The latest important figure to denounce the growing religious intolerance was the Tibetan spiritual leader, the Dalai Lama.

“A majority of Hindus believe in religious harmony,” said the Dalai Lama, a Buddhist who advocates harmony among all religions, commenting Nov. 14 on the Bihar election results during a convocation of university students in northern Punjab state.

Asserting that India’s social fabric was “unique,” Dalai Lama said that India is a “truly secular country” where all religions are respected. However, he added that “a few mischievous elements” try to create problems.

 

New Charge Against the Catholic Church

Meanwhile, the RSS (Rashtriya Swayamsevak Sangh-National Volunteer Corps), the Hindu nationalist movement that has the BJP as its political wing, leveled a new charge against the Catholic Church, in a report leaked by The Hindu on Nov. 14.

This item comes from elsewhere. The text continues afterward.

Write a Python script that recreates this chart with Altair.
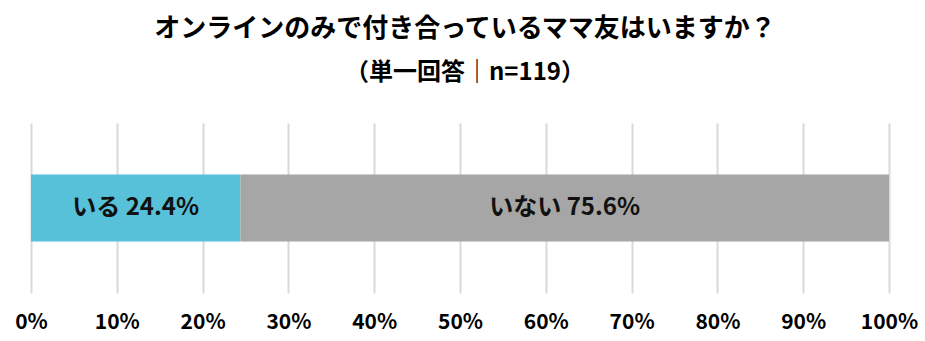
import altair as alt
import pandas as pd

categories = ["いる", "いない"]
values = [24.4, 75.6]
colors = ["#57C1D9", "#A6A6A6"]
tick_values = [0, 10, 20, 30, 40, 50, 60, 70, 80, 90, 100]
title_text = "オンラインのみで付き合っているママ友はいますか？"
subtitle_text = "（単一回答｜n=119）"

FONT = "Noto Sans CJK JP"

df = pd.DataFrame({
    "answer": categories,
    "pct": values,
    "order": list(range(len(categories))),
    "q": ["q"] * len(categories),
})

base = alt.Chart(df).transform_stack(
    stack="pct", groupby=["q"], sort=[alt.SortField("order")], as_=["x0", "x1"]
).transform_calculate(
    mid="(datum.x0 + datum.x1) / 2",
    label="datum.answer + ' ' + format(datum.pct, '.1f') + '%'",
)

bars = base.mark_bar(size=67).encode(
    x=alt.X(
        "x0:Q",
        scale=alt.Scale(domain=[0, 100], nice=False),
        axis=alt.Axis(
            values=tick_values,
            labelExpr="datum.value + '%'",
            labelFlush=False,
            labelOverlap=False,
            grid=True,
            gridColor="#D9D9D9",
            gridWidth=2,
            domain=False,
            ticks=False,
            labelPadding=18,
            labelFont=FONT,
            labelFontSize=21,
            labelFontWeight="bold",
            labelColor="#000000",
            title=None,
        ),
    ),
    x2="x1:Q",
    y=alt.Y("q:N", axis=None),
    color=alt.Color("answer:N", scale=alt.Scale(domain=categories, range=colors), legend=None),
)

text = base.mark_text(font=FONT, fontSize=24, fontWeight="bold", color="#111111").encode(
    x="mid:Q",
    y="q:N",
    text="label:N",
)

chart = (bars + text).properties(
    width=858,
    height=170,
    autosize=alt.AutoSizeParams(type="none"),
    padding={"left": 31, "top": 123, "right": 36, "bottom": 48},
    title=alt.TitleParams(
        text=title_text,
        subtitle=subtitle_text,
        font=FONT,
        fontSize=26,
        fontWeight="bold",
        color="#000000",
        subtitleFont=FONT,
        subtitleFontSize=24,
        subtitleFontWeight="bold",
        subtitleColor="#000000",
        subtitlePadding=19,
        anchor="middle",
        offset=38,
        dx=5,
    ),
).configure(background="white", view=alt.ViewConfig(stroke=None))

chart.save("out.html", embed_options={"renderer": "svg", "actions": False})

The strong reaction of the Church to attacks on half a dozen churches in Delhi beginning in December 2014 — which Catholics and other Christian groups asserted were conducted by Hindu nationalists — was “motivated” by the impending elections in Delhi in February 2015, the RSS has alleged. The BJP was routed in those state elections in Delhi, winning just three of the 70 seats to the Delhi assembly, despite sweeping all seven parliamentary seats in the national capital nine months earlier.

The RSS’ think tank, the India Policy Foundation (IPF), accused the Catholic Church of a “premeditated reaction” to the attacks “as a chain of events close to Delhi Assembly polls.”

Catholic activist Dayal counters that the Delhi police, who are under the control of the federal BJP government, have been trying inaccurately to represent the attacks on Delhi churches as the work of “petty criminals.”

“We reject this police theory that’s patently at the behest of the BJP and Sangh Parivar [Hindu fundamentalists] to deflect attention from the role any of these organizations may have played,” said Dayal. “This violence is the physical manifestation of a deep and large-scale campaign of hate and malice against the Muslim and Christian communities.”

Anto Akkara is based in Bangalore, India.